## Stated goal
Each line that holds the word "chart" is to be identified and copied.

## Given information
===============

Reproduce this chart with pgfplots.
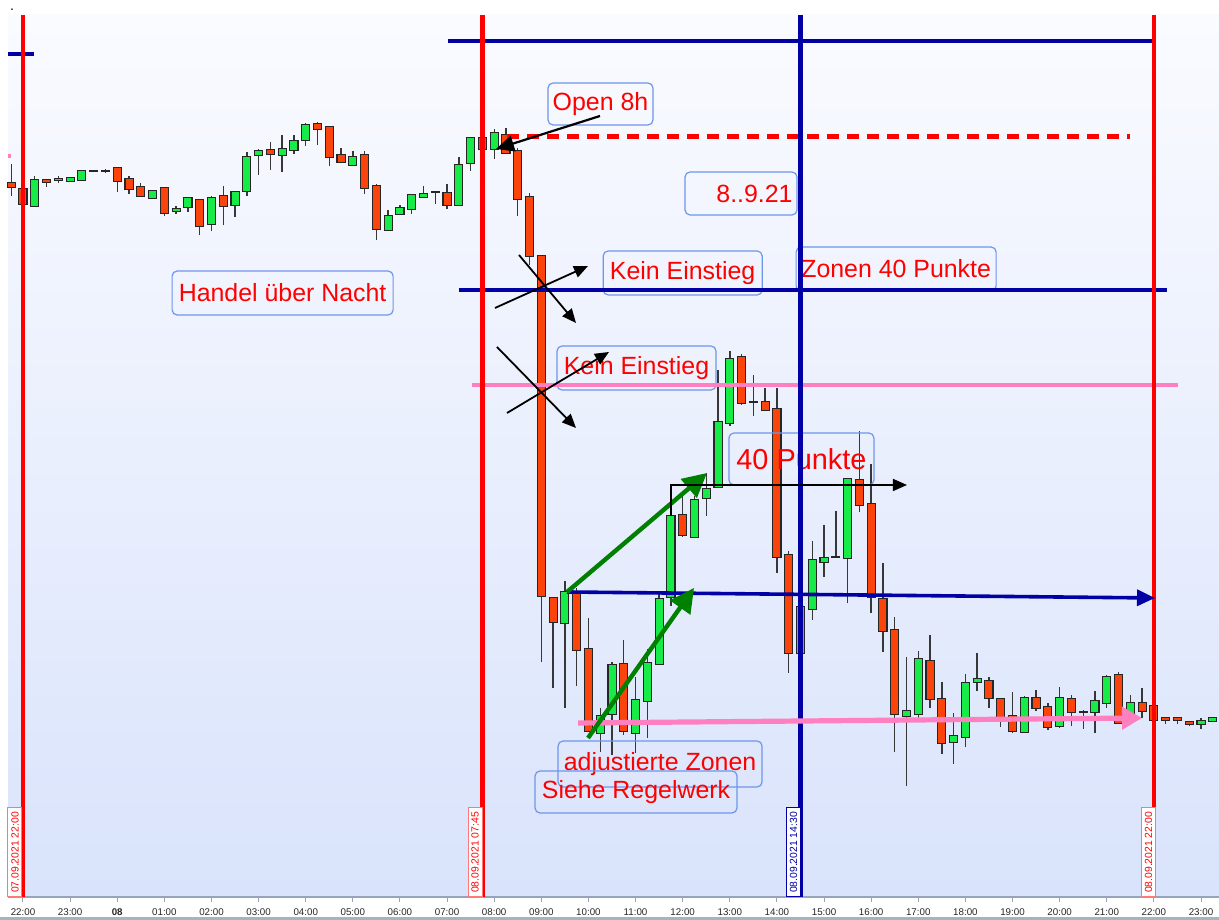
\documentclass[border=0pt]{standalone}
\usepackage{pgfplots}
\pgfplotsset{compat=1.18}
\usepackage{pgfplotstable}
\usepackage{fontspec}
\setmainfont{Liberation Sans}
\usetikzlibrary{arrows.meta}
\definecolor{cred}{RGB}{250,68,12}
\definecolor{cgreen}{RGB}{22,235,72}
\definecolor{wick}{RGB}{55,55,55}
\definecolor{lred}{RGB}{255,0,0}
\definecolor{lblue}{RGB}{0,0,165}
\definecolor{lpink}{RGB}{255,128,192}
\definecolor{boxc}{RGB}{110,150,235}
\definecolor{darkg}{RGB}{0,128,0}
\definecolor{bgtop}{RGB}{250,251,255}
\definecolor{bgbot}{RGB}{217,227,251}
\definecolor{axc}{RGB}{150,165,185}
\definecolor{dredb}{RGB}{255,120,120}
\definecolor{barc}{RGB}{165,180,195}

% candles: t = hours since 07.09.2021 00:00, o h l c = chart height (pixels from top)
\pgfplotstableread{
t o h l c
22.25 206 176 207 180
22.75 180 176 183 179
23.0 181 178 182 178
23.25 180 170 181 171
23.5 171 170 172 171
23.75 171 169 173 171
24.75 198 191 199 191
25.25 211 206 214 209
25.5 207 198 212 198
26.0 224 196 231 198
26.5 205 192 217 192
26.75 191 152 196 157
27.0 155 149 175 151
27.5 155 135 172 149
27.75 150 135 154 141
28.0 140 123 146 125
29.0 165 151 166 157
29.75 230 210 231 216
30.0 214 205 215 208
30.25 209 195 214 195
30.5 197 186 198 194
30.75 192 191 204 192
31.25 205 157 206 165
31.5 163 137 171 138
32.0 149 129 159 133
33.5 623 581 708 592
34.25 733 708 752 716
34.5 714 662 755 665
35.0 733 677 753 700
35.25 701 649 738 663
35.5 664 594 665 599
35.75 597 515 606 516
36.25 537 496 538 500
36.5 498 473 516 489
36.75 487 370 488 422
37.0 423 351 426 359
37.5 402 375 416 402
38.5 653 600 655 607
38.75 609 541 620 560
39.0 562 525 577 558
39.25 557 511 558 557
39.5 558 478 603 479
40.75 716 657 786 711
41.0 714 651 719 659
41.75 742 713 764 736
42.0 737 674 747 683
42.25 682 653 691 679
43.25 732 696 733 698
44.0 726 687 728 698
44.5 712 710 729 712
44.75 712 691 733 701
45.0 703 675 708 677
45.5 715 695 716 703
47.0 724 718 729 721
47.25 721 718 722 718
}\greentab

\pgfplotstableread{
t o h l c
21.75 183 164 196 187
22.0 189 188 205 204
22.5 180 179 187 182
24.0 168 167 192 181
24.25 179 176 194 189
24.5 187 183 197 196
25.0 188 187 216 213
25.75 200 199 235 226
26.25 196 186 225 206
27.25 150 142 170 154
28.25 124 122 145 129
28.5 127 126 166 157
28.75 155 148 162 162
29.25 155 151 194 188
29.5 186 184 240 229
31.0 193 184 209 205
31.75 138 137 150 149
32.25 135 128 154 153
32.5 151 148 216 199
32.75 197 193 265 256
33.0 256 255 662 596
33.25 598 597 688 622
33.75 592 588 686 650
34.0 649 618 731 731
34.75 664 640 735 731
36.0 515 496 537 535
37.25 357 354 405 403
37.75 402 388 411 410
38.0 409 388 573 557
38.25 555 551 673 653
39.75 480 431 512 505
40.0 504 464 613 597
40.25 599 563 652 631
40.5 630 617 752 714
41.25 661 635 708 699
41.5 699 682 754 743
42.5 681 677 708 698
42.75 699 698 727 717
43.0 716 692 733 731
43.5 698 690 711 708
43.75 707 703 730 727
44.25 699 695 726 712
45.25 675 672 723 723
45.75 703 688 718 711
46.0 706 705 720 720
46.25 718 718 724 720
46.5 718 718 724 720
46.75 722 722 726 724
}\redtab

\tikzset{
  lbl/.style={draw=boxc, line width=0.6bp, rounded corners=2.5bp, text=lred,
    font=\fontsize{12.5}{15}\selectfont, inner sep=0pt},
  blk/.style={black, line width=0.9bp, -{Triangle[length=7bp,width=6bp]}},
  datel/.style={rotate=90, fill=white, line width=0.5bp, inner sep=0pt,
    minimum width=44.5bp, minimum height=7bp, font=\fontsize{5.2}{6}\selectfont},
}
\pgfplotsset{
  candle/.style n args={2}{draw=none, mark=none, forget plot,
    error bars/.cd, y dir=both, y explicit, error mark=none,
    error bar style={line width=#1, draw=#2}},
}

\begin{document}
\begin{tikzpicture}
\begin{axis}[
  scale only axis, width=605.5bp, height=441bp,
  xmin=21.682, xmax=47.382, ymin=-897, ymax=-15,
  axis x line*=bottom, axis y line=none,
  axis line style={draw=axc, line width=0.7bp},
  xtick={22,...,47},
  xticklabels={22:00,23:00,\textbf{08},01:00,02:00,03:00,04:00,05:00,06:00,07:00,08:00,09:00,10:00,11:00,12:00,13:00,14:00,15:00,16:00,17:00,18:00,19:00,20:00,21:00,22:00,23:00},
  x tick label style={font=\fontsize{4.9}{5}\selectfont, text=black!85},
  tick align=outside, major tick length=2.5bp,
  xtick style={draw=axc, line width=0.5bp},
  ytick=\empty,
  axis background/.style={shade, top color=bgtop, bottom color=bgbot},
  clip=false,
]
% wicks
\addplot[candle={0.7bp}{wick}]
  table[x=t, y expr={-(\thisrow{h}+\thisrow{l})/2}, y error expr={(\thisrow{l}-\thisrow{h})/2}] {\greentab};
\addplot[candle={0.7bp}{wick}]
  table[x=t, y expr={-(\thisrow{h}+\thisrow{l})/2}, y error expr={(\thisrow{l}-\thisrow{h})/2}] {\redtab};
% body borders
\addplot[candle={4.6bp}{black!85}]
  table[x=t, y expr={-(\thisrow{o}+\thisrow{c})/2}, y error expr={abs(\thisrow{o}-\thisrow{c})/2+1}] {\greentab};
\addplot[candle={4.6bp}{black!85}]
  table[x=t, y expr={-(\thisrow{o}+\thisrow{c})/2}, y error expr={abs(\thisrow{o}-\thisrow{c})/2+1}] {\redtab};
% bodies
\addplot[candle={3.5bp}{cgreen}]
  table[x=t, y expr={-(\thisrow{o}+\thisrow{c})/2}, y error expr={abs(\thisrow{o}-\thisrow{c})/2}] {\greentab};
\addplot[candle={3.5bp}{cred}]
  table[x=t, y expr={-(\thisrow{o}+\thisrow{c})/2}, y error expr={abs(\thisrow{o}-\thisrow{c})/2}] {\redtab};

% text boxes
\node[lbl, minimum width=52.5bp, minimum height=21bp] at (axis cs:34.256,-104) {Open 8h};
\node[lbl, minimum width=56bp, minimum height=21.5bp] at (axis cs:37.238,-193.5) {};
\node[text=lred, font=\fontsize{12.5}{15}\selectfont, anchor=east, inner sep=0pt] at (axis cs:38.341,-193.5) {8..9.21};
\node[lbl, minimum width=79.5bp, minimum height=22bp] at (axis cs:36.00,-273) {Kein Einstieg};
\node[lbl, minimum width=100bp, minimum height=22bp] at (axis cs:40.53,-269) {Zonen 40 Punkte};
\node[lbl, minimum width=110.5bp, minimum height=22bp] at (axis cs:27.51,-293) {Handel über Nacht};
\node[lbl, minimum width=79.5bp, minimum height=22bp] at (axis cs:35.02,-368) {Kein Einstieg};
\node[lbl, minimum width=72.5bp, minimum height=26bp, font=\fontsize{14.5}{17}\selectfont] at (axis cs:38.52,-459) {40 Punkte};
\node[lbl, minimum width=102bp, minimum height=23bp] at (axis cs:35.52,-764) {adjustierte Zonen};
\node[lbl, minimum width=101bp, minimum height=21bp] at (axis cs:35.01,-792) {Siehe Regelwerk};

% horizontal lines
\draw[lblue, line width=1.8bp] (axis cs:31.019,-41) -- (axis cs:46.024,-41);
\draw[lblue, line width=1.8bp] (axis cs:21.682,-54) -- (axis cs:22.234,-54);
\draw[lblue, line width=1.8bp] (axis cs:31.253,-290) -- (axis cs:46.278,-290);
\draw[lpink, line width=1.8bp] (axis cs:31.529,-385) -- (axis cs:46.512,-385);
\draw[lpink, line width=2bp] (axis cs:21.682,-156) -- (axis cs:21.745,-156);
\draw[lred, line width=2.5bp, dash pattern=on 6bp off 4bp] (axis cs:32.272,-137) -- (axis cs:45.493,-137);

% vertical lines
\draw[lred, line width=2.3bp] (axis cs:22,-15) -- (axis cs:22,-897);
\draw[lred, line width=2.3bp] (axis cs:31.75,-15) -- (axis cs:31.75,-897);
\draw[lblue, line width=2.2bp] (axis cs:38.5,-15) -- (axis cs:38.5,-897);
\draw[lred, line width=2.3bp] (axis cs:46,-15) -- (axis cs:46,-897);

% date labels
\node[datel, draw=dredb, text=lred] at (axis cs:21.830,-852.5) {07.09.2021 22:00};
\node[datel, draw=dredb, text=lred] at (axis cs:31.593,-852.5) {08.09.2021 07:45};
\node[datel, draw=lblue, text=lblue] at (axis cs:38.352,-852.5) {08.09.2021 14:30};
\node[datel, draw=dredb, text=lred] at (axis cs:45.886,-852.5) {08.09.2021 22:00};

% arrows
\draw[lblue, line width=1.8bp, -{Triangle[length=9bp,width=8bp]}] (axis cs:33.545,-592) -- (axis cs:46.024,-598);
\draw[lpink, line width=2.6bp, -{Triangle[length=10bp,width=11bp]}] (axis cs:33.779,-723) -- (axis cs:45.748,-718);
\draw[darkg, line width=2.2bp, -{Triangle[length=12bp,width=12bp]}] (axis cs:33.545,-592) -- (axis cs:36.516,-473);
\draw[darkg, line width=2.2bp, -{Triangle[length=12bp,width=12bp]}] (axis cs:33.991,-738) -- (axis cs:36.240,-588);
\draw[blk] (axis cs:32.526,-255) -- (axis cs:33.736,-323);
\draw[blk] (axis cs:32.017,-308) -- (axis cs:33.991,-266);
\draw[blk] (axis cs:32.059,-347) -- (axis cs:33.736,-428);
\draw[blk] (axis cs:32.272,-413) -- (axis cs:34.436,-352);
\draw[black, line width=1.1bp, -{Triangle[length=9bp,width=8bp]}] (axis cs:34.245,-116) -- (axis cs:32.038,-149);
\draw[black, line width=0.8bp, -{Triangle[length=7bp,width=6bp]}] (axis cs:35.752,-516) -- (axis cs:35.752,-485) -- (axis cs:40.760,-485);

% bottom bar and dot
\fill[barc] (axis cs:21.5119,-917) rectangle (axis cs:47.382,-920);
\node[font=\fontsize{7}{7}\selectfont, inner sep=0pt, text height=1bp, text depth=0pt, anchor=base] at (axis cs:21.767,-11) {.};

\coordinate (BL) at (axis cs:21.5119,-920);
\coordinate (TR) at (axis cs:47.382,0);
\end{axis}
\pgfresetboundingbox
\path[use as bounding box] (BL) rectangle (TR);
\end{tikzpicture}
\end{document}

===============

## Correct answer
Reproduce this chart with pgfplots.
% candles: t = hours since 07.09.2021 00:00, o h l c = chart height (pixels from top)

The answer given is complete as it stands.